## STORED DATA
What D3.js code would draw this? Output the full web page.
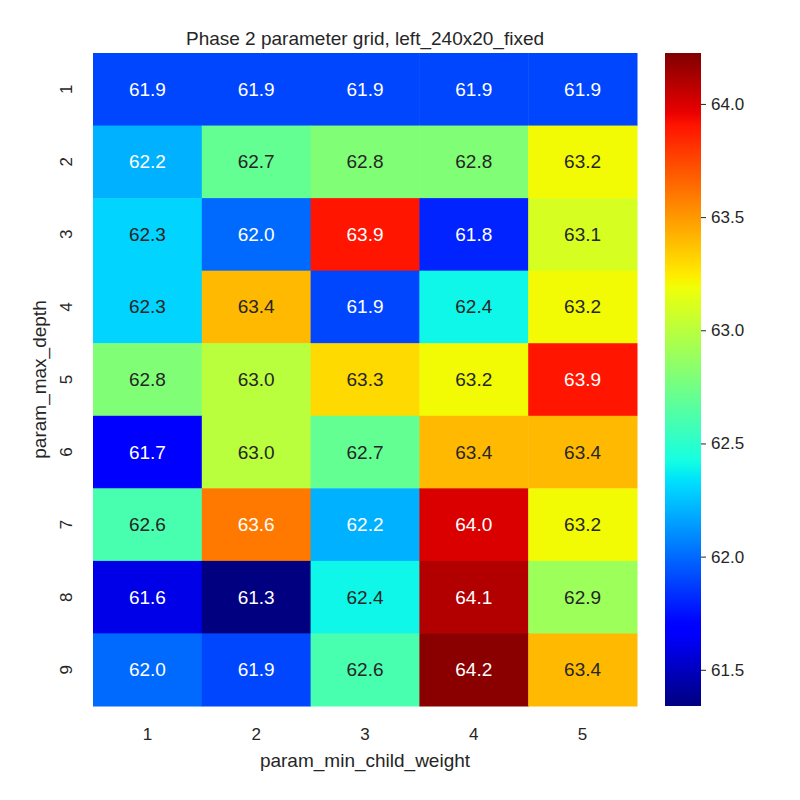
<!DOCTYPE html>
<html>
<head>
<meta charset="UTF-8">
<script src="https://d3js.org/d3.v7.min.js"></script>
<style>
  body { margin: 0; background: #fff; }
  text { font-family: "Liberation Sans", Arial, sans-serif; fill: #262626; }
</style>
</head>
<body>
<svg id="chart" width="800" height="800"></svg>
<script>
const rowLabels = ["1", "2", "3", "4", "5", "6", "7", "8", "9"];
const colLabels = ["1", "2", "3", "4", "5"];
const values = [
  [61.9, 61.9, 61.9, 61.9, 61.9],
  [62.2, 62.7, 62.8, 62.8, 63.2],
  [62.3, 62.0, 63.9, 61.8, 63.1],
  [62.3, 63.4, 61.9, 62.4, 63.2],
  [62.8, 63.0, 63.3, 63.2, 63.9],
  [61.7, 63.0, 62.7, 63.4, 63.4],
  [62.6, 63.6, 62.2, 64.0, 63.2],
  [61.6, 61.3, 62.4, 64.1, 62.9],
  [62.0, 61.9, 62.6, 64.2, 63.4]
];
const cbTicks = [61.5, 62.0, 62.5, 63.0, 63.5, 64.0];
const vmin = 61.34, vmax = 64.225;

// matplotlib jet
const rS = d3.scaleLinear().domain([0, 0.35, 0.66, 0.89, 1]).range([0, 0, 1, 1, 0.5]).clamp(true);
const gS = d3.scaleLinear().domain([0, 0.125, 0.375, 0.64, 0.91, 1]).range([0, 0, 1, 1, 0, 0]).clamp(true);
const bS = d3.scaleLinear().domain([0, 0.11, 0.34, 0.65, 1]).range([0.5, 1, 1, 0, 0]).clamp(true);
const norm = d3.scaleLinear().domain([vmin, vmax]).range([0, 1]).clamp(true);
function jet(t) { return [rS(t), gS(t), bS(t)]; }
function color(v) { const c = jet(norm(v)); return d3.rgb(c[0]*255, c[1]*255, c[2]*255).toString(); }
function lum(v) {
  const c = jet(norm(v)).map(x => x <= 0.03928 ? x / 12.92 : Math.pow((x + 0.055) / 1.055, 2.4));
  return 0.2126*c[0] + 0.7152*c[1] + 0.0722*c[2];
}

const svg = d3.select("#chart");
const pLeft = 93, pRight = 637, pTop = 53, pBottom = 706;
const x = d3.scaleBand().domain(colLabels).range([pLeft, pRight]);
const y = d3.scaleBand().domain(rowLabels).range([pTop, pBottom]);

const cells = [];
values.forEach((row, i) => row.forEach((v, j) => cells.push({ r: rowLabels[i], c: colLabels[j], v })));

svg.selectAll("rect.cell").data(cells).enter().append("rect")
  .attr("x", d => x(d.c)).attr("y", d => y(d.r))
  .attr("width", x.bandwidth() + 0.5).attr("height", y.bandwidth() + 0.5)
  .attr("fill", d => color(d.v));

svg.selectAll("text.ann").data(cells).enter().append("text")
  .attr("x", d => x(d.c) + x.bandwidth() / 2).attr("y", d => y(d.r) + y.bandwidth() / 2)
  .attr("text-anchor", "middle").attr("dominant-baseline", "central")
  .style("font-size", "19px")
  .style("fill", d => lum(d.v) > 0.408 ? "#262626" : "#ffffff")
  .text(d => d.v.toFixed(1));

// x ticks
svg.selectAll("text.xt").data(colLabels).enter().append("text")
  .attr("x", d => x(d) + x.bandwidth() / 2).attr("y", 740)
  .attr("text-anchor", "middle").style("font-size", "17px").text(d => d);
// y ticks
svg.selectAll("text.yt").data(rowLabels).enter().append("text")
  .attr("transform", d => `translate(72,${y(d) + y.bandwidth() / 2}) rotate(-90)`)
  .attr("text-anchor", "middle").style("font-size", "17px").text(d => d);

svg.append("text").attr("x", (pLeft + pRight) / 2).attr("y", 767)
  .attr("text-anchor", "middle").style("font-size", "19px").text("param_min_child_weight");
svg.append("text").attr("transform", `translate(46,${(pTop + pBottom) / 2}) rotate(-90)`)
  .attr("text-anchor", "middle").style("font-size", "19px").text("param_max_depth");
svg.append("text").attr("x", (pLeft + pRight) / 2).attr("y", 45)
  .attr("text-anchor", "middle").style("font-size", "19px").text("Phase 2 parameter grid, left_240x20_fixed");

// colorbar
const cbX = 665, cbW = 36;
const cy = d3.scaleLinear().domain([vmin, vmax]).range([pBottom, pTop]);
const defs = svg.append("defs");
const grad = defs.append("linearGradient").attr("id", "jetgrad")
  .attr("x1", "0%").attr("y1", "100%").attr("x2", "0%").attr("y2", "0%");
grad.selectAll("stop").data(d3.range(0, 1.001, 0.01)).enter().append("stop")
  .attr("offset", d => (d * 100) + "%")
  .attr("stop-color", d => { const c = jet(d); return d3.rgb(c[0]*255, c[1]*255, c[2]*255).toString(); });
svg.append("rect").attr("x", cbX).attr("y", pTop).attr("width", cbW).attr("height", pBottom - pTop)
  .attr("fill", "url(#jetgrad)");

const axis = d3.axisRight(cy).tickValues(cbTicks).tickFormat(d3.format(".1f")).tickSize(5).tickPadding(5);
const g = svg.append("g").attr("transform", `translate(${cbX + cbW},0)`).call(axis);
g.select(".domain").remove();
g.selectAll("line").attr("stroke", "#262626");
g.selectAll("text").style("font-size", "17px").style("fill", "#262626")
  .attr("font-family", "Liberation Sans, Arial, sans-serif");
</script>
</body>
</html>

## GOAL
Repeat the lines above, starting at the first and stopping after the line that holds "const vmin = 61.34, vmax = 64.225;", with the pictures left out.

## THE ANSWER
What D3.js code would draw this? Output the full web page.
<!DOCTYPE html>
<html>
<head>
<meta charset="UTF-8">
<script src="https://d3js.org/d3.v7.min.js"></script>
<style>
  body { margin: 0; background: #fff; }
  text { font-family: "Liberation Sans", Arial, sans-serif; fill: #262626; }
</style>
</head>
<body>
<svg id="chart" width="800" height="800"></svg>
<script>
const rowLabels = ["1", "2", "3", "4", "5", "6", "7", "8", "9"];
const colLabels = ["1", "2", "3", "4", "5"];
const values = [
  [61.9, 61.9, 61.9, 61.9, 61.9],
  [62.2, 62.7, 62.8, 62.8, 63.2],
  [62.3, 62.0, 63.9, 61.8, 63.1],
  [62.3, 63.4, 61.9, 62.4, 63.2],
  [62.8, 63.0, 63.3, 63.2, 63.9],
  [61.7, 63.0, 62.7, 63.4, 63.4],
  [62.6, 63.6, 62.2, 64.0, 63.2],
  [61.6, 61.3, 62.4, 64.1, 62.9],
  [62.0, 61.9, 62.6, 64.2, 63.4]
];
const cbTicks = [61.5, 62.0, 62.5, 63.0, 63.5, 64.0];
const vmin = 61.34, vmax = 64.225;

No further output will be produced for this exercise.